Scheduled Rotation — "Keys are rotated on a regular basis to minimize the window of vulnerability."
Secure Key Management — "Our keys are securely stored and managed using industry best practices to protect them from unauthorized access."
Seamless Rotation — "Planned rotations are transparent to clients and do not result in any kind of access revocation or token invalidation."

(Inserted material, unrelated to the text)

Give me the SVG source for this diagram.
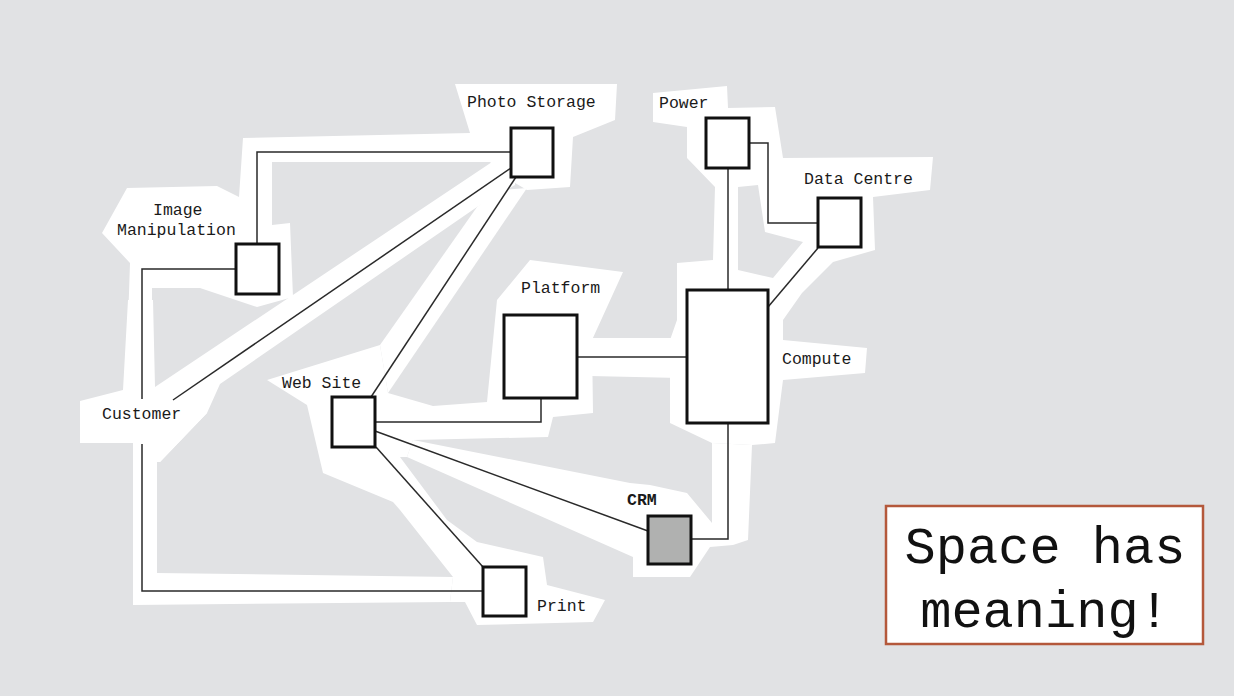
<svg xmlns="http://www.w3.org/2000/svg" width="1234" height="696" viewBox="0 0 1234 696">
<style>
.bg{fill:#e1e2e4}
.w{fill:#ffffff}
.hole{fill:#e1e2e4}
.box{fill:#ffffff;stroke:#111;stroke-width:3}
.crm{fill:#b0b1b0}
.lbl{font-family:"Liberation Mono","Courier New",monospace;font-size:16.5px;fill:#1a1a1a}
.bold{font-weight:bold}
.conn{fill:none;stroke:#2a2a2a;stroke-width:1.5}
.note{font-family:"Liberation Mono","Courier New",monospace;font-size:52px;fill:#111;text-anchor:middle}
</style>
<rect class="bg" x="0" y="0" width="1234" height="696"/>
<g id="spaces">
<polygon class="w" points="243,138 470,133 455,84 617,84 615,120 573,137 570,187 527,190 510,180 490,162 272,162 272,225 290,223 293,297 257,307 200,288 152,288 152,322 128,322 130,263 102,233 127,188 217,186 239,197"/>
<polygon class="w" points="150,390 155,387 495,160 515,162 515,185 477,207 220,384 207,413 160,462 150,440"/>
<polygon class="w" points="477,207 500,190 527,188 388,393 380,345"/>
<polygon class="w" points="128,300 153,300 155,387 207,413 160,462 157,462 157,573 453,577 450,602 133,605 133,443 80,443 80,401 123,390"/>
<polygon class="w" points="400,510 400,457 447,520 477,542 543,557 547,585 605,600 593,622 477,625 465,602 450,602 453,577"/>
<polygon class="w" points="380,345 388,393 433,406 413,440 407,457 400,457 400,510 393,502 323,473 307,405 267,380"/>
<polygon class="w" points="497,300 530,260 623,272 592,340 593,413 553,417 548,437 413,440 380,440 380,404 433,406 487,402"/>
<polygon class="w" points="590,338 680,338 680,378 590,376"/>
<polygon class="w" points="407,457 413,440 630,483 650,485 687,493 712,523 712,443 752,445 748,540 733,545 710,547 690,577 633,577 633,557"/>
<polygon class="w" points="653,93 727,86 728,108 775,107 783,158 933,157 930,190 873,197 875,250 833,262 802,293 783,320 783,340 867,348 865,373 783,380 775,443 752,445 712,443 670,423 670,340 677,320 677,263 713,260 715,187 687,158 687,127 653,122"/>
<polygon class="hole" points="738,187 758,185 765,232 803,242 773,278 738,270"/>
</g>
<g id="connectors">
<path class="conn" d="M257,244 V152 H511"/>
<path class="conn" d="M236,269 H142 V399"/>
<path class="conn" d="M173,400 L511,168"/>
<path class="conn" d="M142,444 V591 H483"/>
<path class="conn" d="M371,397 L516,177"/>
<path class="conn" d="M375,422 H541 V398"/>
<path class="conn" d="M375,431 L648,531"/>
<path class="conn" d="M376,447 L483,567"/>
<path class="conn" d="M577,357 H687"/>
<path class="conn" d="M728,168 V290"/>
<path class="conn" d="M749,143 H768 V223 H818"/>
<path class="conn" d="M818,248 L768,307"/>
<path class="conn" d="M728,423 V539 H691"/>
</g>
<g id="photo-storage"><rect class="box" x="511" y="128" width="42" height="49"/><text class="lbl" x="467" y="107">Photo Storage</text></g>
<g id="power"><rect class="box" x="706" y="118" width="43" height="50"/><text class="lbl" x="659" y="108">Power</text></g>
<g id="data-centre"><rect class="box" x="818" y="198" width="43" height="49"/><text class="lbl" x="804" y="184">Data Centre</text></g>
<g id="compute"><rect class="box" x="687" y="290" width="81" height="133"/><text class="lbl" x="782" y="364">Compute</text></g>
<g id="platform"><rect class="box" x="504" y="315" width="73" height="83"/><text class="lbl" x="521" y="293">Platform</text></g>
<g id="crm"><rect class="box crm" x="648" y="516" width="43" height="48"/><text class="lbl bold" x="627" y="505">CRM</text></g>
<g id="image-manipulation"><rect class="box" x="236" y="244" width="43" height="50"/><text class="lbl" x="153" y="215">Image</text><text class="lbl" x="117" y="235">Manipulation</text></g>
<g id="web-site"><rect class="box" x="332" y="397" width="43" height="50"/><text class="lbl" x="282" y="388">Web Site</text></g>
<g id="customer"><text class="lbl" x="102" y="419">Customer</text></g>
<g id="print"><rect class="box" x="483" y="567" width="43" height="49"/><text class="lbl" x="537" y="611">Print</text></g>
<g id="note"><rect x="886" y="506" width="317" height="138" fill="#ffffff" stroke="#b4583b" stroke-width="2.5"/><text class="note" x="1045" y="563">Space has</text><text class="note" x="1045" y="627">meaning!</text></g>
</svg>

Principles 1 + 4 are what the lifecycle mechanism operationalises; the six-phase ordering is the minimum viable shape that makes "seamless" possible.

JWT issuance¶

Every JWT issued by the IdP carries a kid header naming the signing key. This is what makes the drop-time formula a pure calculation — verifiers (and the IdP itself) can answer "which key signed this token?" from the token header alone, without state-keeping.
The IdP controls exp - iat on issuance — i.e. the max_token_lifespan is a publisher-controlled parameter, not a measurement. This combined with kid-in-header means "when is it safe to drop retired key K?" is computable at retirement time.

Scope (what's publicly known)¶

The 2025-01-20 article discloses the mechanism — lifecycle + gates + formula + principles — but no operational numbers:

No JWKS max-age value.
No rotation cadence.
No absolute grace-period duration.
No max_token_lifespan value.
No traffic / rps / fleet-size framing for the JWKS endpoint.
No HSM / KMS specifics for private-key storage.
No emergency-rotation procedure.
No multi-region IdP topology disclosure.

The implementation is therefore known at the architectural- shape altitude but not at the capacity-planning altitude.

Relation to Zalando's broader identity stack¶

Zalando's customer identity surface is distinct from its service-to-service authorization surface:

Customer identity (this system) is OIDC/JWT-based, issuing tokens to mobile apps, web clients, and third-party integrations that need to act on a customer's behalf.
Service-to-service authorization runs through OPA embedded in Skipper — see the sources/2024-12-05-zalando-open-policy-agent-in-skipper-ingress deep-dive. OPA policies can consume JWT claims issued by this IdP as authorization input, but the IdP's signing-key rotation is structurally upstream of the OPA layer.

The two systems share the "platform team owns the how, app teams opt in" ownership split (concepts/platform-team-vs-application-team-split) but operate on different primitives — the IdP owns token issuance + public-key distribution + rotation, the authorization layer owns policy evaluation + decision logging.

Seen in¶

sources/2025-01-20-zalando-json-web-keys-jwk-rotating-cryptographic-keys-at-zalando — canonical and currently sole public disclosure of the system's signing-key rotation mechanism. Source of all the architectural content on this page.